Walau progresif, sebagian pendekatan masih mengandalkan metode teknis Barat dan pemisahan antara manusia dan alam. Banyak studi tetap menilai sungai dari perspektif jasa ekosistem, padahal bagi masyarakat adat seperti suku Lumbee (Amerika), sungai adalah kerabat dan identitas kolektif, bukan hanya penyedia air.

Mengapa Personifikasi Sungai Penting?

Gerakan memberi status hukum pada sungai, seperti Sungai Whanganui (NZ) dan Ganga (India), mengubah logika pengelolaan:

  • Sungai tidak lagi “dikelola”, tapi “berelasi” dengan manusia
  • Manajemen bergeser dari eksploitatif ke tanggung jawab timbal balik

Kesimpulan: Merancang Ulang Tata Kelola Air Secara Holistik

Artikel ini menyerukan agar tata kelola air lebih dari sekadar sains dan kebijakan ia juga harus mencakup spiritualitas, identitas, dan sejarah masyarakat.
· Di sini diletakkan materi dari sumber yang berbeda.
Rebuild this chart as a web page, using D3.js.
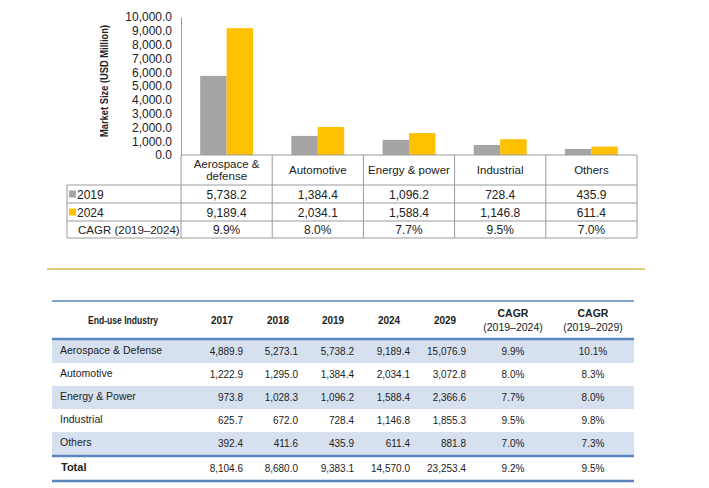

Dalam dunia yang kian terdampak krisis air, pengakuan terhadap nilai lokal dan relasi sosial dengan sungai menjadi kunci keberlanjutan dan keadilan.

Sumber Asli :

Boelens, R., Zwarteveen, M., Rusca, M., et al. (2022). Understanding rivers and their social relations: A critical step to advance environmental water management. WIREs Water, 9(1), e1381.